Pharmacists got talent!

Colourful drawings make kids eager to pick up cancer medication

By Lisa Dutton

Tucked away in a tiny satellite pharmacy on 3B are a few employees with really big hearts and tons of talent. These oncology pharmacists and a technician like to bring smiles to the faces of children living with cancer.

The children and their families drop by the little pharmacy to pick up chemotherapy medication, anti-nausea medication and other drugs used to help them fight their cancer. The medication is placed in plain brown paper bags, similar to what you might use to carry your lunch. Until one day Ms. Jessika Truong, an oncology pharmacist, decided to customize the boring brown bags by drawing cartoons on them. She draws characters like Dora the Explorer, Bugs Bunny, and Nemo.

“I started doing it just for fun. The patients were happy. It put a smile on the kids’ faces,” she says. “It is a way for me to open the door into the children’s world. I am forging a bond of trust. With children, you can form bonds through art and song. But the kids really don’t want to hear me sing!” says Ms. Truong with a laugh.

Ms. Truong says her tiny gesture, drawing on those plain paper bags, makes the kids eager to come back to get their bag of ‘goodies’.

“If I don’t have a lot of time, I’ll draw a quick butterfly or a colourful boat. Sometimes I make the kids work by asking them to draw on a bag. Their bag is then given to another child. We pay it forward.”

When her fellow pharmacists and the pharmacy technicians saw how delighted the children were with the drawings, they too started to pick up colouring pencils to draw on the brown bags. It is now a team effort.

It has become so popular with the kids, the pharmacy team now gets special requests from patients requesting particular drawings, such as a horse. Sometimes the pharmacy team adopts a theme such as an aquarium, where all the bags feature colourful fish and the kids can pick the one they want. About five to six bags are handed out per day.

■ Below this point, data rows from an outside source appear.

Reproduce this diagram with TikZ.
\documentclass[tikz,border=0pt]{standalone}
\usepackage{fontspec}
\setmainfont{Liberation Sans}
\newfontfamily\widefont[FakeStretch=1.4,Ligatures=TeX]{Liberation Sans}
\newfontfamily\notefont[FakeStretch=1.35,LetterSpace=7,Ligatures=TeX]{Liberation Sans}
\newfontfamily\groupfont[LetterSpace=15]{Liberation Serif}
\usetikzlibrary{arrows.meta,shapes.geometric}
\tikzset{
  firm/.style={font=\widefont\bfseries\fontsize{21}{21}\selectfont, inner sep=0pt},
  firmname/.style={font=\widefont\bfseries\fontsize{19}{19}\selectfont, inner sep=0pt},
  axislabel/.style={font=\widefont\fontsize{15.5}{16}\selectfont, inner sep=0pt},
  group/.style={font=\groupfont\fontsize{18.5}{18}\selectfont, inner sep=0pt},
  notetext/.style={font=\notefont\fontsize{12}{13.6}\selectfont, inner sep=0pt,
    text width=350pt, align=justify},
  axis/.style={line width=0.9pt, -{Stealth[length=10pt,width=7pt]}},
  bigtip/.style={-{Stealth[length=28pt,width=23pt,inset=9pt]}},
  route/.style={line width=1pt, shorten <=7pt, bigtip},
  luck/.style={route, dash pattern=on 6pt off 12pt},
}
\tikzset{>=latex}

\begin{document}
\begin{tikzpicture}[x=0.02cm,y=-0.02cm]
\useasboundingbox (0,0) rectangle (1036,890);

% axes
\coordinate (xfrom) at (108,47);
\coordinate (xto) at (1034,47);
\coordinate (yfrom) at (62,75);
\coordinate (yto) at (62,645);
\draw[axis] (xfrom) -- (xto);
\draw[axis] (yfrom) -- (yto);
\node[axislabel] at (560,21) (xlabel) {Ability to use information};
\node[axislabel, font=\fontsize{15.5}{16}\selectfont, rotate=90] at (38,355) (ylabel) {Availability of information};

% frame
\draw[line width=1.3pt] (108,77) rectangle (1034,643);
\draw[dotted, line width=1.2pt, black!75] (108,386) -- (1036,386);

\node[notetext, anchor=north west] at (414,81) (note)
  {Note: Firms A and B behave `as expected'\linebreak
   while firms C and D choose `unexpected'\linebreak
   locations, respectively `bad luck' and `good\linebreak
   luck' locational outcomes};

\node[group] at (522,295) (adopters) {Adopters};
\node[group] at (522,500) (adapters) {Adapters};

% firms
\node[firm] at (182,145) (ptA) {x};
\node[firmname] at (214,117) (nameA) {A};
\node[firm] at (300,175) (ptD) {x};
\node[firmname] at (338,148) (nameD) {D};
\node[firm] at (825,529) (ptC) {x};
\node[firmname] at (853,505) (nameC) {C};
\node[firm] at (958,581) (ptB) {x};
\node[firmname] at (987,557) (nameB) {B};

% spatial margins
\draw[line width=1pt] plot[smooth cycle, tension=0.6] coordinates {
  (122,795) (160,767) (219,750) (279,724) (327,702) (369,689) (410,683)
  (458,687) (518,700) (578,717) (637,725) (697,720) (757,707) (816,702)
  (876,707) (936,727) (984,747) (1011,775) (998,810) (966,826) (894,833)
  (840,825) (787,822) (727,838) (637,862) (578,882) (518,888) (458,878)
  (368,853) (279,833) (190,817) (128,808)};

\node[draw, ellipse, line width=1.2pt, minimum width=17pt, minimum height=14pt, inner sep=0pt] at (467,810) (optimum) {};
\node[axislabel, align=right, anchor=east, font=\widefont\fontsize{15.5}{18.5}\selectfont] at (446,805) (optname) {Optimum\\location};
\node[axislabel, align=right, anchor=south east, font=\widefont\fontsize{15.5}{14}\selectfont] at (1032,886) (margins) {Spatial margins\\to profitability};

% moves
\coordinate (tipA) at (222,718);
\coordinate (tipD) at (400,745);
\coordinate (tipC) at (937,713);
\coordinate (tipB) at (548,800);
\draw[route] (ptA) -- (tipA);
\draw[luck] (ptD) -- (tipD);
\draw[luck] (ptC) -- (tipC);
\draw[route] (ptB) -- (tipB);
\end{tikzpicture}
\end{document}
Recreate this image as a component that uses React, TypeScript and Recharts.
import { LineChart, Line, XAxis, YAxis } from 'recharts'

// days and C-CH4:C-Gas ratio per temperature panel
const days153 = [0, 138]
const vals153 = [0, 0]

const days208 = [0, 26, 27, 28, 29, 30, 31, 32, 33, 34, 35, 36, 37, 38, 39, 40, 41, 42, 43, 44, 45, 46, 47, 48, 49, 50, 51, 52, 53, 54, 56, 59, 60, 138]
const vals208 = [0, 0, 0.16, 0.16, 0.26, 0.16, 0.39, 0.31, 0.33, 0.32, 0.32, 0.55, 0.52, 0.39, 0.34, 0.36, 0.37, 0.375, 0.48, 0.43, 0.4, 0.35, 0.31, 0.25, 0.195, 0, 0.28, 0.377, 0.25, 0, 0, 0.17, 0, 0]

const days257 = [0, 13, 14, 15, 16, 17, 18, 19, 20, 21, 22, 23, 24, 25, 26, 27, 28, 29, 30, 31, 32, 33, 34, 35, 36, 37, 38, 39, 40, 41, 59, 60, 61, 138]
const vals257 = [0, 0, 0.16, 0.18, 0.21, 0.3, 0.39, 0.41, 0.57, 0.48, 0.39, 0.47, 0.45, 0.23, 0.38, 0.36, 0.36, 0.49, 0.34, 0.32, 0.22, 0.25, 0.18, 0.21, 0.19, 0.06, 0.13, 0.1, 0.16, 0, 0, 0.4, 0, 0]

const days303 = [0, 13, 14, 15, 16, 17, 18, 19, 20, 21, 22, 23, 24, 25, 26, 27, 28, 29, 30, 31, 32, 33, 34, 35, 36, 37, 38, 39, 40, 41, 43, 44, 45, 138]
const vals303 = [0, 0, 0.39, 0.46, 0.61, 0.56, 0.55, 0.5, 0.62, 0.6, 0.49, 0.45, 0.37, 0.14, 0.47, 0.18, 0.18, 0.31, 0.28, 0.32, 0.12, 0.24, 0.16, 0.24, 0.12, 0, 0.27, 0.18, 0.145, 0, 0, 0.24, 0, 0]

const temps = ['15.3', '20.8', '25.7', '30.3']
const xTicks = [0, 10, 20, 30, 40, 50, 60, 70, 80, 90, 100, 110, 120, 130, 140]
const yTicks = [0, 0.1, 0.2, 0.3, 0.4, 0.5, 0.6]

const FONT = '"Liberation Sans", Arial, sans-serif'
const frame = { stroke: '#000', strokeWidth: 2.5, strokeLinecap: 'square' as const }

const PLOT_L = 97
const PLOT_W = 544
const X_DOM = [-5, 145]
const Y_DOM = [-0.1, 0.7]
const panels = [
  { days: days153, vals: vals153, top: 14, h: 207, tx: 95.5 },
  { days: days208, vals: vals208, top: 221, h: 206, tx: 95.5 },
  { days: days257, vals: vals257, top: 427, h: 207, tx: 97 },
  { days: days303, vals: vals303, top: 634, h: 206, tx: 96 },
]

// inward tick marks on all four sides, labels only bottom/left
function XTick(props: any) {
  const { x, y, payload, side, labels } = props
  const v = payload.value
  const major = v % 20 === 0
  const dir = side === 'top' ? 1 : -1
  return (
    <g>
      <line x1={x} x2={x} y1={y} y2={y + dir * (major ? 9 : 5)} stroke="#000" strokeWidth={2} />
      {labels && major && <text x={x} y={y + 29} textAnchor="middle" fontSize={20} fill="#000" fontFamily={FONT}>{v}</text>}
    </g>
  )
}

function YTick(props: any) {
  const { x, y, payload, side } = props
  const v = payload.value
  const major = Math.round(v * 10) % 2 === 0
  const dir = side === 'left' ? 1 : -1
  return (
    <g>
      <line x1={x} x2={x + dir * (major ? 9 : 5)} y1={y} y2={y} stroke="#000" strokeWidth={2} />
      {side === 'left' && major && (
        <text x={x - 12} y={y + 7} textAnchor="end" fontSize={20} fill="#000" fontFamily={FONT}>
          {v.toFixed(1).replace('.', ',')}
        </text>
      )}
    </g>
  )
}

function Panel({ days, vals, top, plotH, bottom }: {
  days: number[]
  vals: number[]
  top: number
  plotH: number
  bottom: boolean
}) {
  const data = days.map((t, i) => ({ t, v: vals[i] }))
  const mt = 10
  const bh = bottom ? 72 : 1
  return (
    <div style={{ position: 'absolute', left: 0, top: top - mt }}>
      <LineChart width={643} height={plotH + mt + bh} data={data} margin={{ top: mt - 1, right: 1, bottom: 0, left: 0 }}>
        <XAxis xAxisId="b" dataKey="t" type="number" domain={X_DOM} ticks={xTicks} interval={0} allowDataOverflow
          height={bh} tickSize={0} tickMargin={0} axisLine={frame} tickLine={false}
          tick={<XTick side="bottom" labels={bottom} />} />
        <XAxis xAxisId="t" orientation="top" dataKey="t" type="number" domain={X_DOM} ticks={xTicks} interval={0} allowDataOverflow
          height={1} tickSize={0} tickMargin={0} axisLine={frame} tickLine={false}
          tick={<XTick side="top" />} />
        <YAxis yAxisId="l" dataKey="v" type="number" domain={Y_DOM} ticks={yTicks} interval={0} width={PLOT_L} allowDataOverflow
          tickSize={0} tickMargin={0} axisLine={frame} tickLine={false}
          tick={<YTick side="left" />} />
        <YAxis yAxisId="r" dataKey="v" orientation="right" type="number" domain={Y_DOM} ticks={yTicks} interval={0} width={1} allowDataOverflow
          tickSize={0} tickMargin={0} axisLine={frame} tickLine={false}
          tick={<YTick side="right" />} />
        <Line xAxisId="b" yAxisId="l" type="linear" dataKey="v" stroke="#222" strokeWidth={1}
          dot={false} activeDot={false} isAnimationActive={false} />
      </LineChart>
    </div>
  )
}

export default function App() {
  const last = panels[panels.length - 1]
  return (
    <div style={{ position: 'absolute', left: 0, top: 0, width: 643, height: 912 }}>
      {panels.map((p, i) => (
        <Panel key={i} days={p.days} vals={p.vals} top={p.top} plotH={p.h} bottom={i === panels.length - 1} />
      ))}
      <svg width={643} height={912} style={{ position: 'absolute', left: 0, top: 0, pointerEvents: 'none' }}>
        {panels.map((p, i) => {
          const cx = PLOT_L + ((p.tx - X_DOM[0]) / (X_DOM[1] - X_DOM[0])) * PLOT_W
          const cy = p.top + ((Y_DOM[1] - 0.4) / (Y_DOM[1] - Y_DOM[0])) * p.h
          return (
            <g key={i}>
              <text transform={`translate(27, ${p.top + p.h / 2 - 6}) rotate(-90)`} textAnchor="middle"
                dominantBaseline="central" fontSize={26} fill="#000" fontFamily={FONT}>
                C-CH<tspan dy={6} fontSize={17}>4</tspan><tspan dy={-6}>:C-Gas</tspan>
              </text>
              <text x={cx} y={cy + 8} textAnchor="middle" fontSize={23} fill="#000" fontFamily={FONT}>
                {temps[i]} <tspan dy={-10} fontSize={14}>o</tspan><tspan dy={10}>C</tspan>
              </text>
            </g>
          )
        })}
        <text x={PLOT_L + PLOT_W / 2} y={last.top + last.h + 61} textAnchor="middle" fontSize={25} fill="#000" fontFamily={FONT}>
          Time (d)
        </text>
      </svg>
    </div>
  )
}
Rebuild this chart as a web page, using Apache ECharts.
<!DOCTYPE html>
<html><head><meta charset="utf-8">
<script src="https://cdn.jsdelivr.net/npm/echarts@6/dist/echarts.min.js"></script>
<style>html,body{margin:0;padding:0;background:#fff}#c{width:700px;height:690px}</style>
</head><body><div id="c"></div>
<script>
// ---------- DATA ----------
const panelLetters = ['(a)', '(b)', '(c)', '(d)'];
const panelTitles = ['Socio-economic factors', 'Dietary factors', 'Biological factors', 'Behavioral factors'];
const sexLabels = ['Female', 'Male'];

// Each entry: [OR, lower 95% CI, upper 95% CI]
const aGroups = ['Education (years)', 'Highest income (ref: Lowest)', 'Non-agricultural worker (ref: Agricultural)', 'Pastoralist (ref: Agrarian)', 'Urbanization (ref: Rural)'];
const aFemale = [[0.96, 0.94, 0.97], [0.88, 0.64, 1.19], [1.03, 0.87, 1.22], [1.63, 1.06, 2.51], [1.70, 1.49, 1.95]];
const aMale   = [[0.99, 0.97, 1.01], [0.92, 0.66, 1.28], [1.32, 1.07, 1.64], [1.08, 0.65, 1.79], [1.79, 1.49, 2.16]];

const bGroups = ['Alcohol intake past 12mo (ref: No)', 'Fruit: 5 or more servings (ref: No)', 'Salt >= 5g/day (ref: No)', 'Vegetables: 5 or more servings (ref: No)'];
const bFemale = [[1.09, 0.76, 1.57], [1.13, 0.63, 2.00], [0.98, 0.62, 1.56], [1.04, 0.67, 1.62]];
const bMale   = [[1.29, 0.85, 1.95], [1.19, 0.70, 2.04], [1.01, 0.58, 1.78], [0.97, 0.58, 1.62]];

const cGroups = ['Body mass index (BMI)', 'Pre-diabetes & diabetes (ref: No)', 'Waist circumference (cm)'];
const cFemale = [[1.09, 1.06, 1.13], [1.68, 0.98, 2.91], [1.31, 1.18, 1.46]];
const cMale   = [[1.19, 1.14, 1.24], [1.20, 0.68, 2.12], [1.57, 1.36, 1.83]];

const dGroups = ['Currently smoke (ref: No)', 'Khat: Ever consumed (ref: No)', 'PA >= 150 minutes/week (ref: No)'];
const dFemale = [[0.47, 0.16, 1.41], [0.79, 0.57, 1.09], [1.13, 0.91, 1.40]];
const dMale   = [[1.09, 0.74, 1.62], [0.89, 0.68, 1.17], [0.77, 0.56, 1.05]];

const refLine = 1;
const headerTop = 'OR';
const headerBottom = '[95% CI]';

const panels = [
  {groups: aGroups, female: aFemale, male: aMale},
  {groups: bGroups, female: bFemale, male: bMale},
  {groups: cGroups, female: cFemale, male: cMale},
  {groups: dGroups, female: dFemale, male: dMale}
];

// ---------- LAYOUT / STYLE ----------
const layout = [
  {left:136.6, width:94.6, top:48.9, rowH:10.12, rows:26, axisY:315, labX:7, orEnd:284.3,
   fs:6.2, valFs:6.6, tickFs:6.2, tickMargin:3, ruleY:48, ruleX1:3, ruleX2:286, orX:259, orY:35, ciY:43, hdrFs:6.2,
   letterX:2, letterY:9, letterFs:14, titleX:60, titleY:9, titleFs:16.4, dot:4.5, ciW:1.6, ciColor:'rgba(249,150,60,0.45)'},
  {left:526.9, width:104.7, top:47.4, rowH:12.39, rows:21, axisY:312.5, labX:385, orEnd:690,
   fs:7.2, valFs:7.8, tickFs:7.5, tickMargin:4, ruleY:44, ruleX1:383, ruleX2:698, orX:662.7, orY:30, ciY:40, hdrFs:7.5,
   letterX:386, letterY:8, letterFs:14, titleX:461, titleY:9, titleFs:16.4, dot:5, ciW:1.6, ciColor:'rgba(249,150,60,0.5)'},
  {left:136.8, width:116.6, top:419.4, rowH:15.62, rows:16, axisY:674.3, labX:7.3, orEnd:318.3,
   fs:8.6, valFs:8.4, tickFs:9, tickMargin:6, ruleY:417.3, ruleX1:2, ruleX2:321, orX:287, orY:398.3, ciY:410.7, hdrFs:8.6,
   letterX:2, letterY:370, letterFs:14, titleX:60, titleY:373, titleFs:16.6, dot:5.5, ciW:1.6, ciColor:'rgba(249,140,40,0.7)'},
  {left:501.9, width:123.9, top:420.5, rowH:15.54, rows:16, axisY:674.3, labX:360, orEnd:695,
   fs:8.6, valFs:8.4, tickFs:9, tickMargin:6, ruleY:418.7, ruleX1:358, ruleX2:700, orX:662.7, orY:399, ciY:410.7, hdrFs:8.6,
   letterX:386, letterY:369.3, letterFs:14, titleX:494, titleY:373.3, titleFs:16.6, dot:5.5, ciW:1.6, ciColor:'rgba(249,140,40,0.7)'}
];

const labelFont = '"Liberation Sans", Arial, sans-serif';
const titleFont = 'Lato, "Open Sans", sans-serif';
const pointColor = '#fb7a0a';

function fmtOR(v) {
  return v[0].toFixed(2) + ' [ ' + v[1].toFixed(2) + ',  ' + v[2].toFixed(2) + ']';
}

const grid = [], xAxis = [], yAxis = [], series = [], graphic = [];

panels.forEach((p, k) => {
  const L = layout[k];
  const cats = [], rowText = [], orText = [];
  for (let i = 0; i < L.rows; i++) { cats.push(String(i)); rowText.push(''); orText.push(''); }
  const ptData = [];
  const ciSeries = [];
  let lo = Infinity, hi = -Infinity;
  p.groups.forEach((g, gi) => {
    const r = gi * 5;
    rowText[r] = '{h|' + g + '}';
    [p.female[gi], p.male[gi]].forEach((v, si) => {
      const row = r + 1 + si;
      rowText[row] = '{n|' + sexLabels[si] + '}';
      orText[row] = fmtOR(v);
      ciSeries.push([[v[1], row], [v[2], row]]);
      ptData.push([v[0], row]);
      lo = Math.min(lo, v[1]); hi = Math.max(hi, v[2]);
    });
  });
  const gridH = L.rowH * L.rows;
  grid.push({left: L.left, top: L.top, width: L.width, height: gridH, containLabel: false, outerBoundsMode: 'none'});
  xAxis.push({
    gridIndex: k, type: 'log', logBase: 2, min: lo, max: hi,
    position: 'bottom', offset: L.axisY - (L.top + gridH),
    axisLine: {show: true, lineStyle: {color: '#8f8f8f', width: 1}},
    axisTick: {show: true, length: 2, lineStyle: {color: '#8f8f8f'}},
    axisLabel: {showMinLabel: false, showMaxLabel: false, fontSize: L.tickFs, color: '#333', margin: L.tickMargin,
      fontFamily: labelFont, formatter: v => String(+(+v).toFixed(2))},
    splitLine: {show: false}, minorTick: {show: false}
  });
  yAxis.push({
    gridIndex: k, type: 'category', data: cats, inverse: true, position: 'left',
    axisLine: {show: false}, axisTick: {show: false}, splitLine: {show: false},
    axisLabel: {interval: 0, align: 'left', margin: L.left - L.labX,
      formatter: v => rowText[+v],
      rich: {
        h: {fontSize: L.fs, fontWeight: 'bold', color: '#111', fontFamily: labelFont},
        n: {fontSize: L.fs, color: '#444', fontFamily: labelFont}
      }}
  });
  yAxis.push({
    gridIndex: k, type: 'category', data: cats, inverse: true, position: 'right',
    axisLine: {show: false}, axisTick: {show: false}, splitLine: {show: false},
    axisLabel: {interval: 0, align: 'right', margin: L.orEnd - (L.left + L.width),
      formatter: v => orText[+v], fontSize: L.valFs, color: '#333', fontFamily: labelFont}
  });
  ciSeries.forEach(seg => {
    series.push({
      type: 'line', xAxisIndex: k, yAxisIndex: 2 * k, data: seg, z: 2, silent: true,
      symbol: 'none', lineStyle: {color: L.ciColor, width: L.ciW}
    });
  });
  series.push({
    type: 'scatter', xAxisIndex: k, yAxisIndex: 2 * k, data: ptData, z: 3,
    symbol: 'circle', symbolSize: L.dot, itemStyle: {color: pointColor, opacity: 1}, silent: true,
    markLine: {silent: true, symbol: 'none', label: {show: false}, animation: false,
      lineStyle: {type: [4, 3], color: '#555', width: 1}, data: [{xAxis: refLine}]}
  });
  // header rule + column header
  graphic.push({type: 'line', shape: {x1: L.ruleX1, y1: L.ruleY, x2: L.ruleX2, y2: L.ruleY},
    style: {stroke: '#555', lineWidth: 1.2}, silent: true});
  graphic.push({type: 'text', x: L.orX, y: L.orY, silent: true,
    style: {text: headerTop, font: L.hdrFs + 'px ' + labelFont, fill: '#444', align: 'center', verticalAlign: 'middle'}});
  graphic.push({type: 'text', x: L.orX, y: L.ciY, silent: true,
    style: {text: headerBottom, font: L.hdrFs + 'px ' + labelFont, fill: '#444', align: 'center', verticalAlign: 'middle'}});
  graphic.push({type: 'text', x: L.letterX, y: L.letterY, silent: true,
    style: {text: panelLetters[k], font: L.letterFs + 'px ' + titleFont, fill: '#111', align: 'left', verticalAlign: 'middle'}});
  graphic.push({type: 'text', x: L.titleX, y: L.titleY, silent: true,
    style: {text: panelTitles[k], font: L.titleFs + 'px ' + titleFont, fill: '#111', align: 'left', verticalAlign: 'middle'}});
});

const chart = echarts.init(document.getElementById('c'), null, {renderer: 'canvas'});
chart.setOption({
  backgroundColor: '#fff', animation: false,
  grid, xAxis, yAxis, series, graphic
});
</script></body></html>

“The parents are happy and it shows that at The Montreal Children’s Hospital we put our heart in to everything we do,” says Ms. Truong.

“Given how busy everyone in the oncology pharmacy is, I think this is an amazing gesture that is greatly appreciated by the kids and parents. They deserve recognition for going completely out of their way to make these kids’ struggles with their illnesses a little easier,” says Dr. David Mitchell, MCH Oncologist.

One of the hard parts for the team was to figure out what to put on the bags of teenage boys. “I can’t draw a Ferrari, that is way beyond my talent level,” Ms. Truong says with a smile. So she decided to draw boats and fishing rods. One young man was delighted admitting that fishing is one of his favourite sports.

“These simple drawings allow us to get to know our patients. It becomes more than the disease and the dose of medication they are taking,” says Ms. Truong.

At times, the folks in the busy little pharmacy don’t have time to draw. Ms. Truong once tried taking a short cut, photocopying images on the bags. The kids knew right away and said she had ‘cheated’.

“I don’t want to photocopy drawings on to the bags because it not the same, it’s not personalized,” says Ms. Truong.

Right now Ms. Truong believes the MCH oncology pharmacy is the only one in Canada using cartoons to spruce up those plain brown medicine bags. In fact, one patient recently reported that while in Ontario at a summer camp for kids living with cancer, the other campers were jealous because his bags of medication sported brightly coloured drawings.

“I hope we are starting a trend,” says Ms. Truong. She and colleagues hope other hospitals will follow their lead. She feels the team’s small effort makes a big difference for children fighting cancer.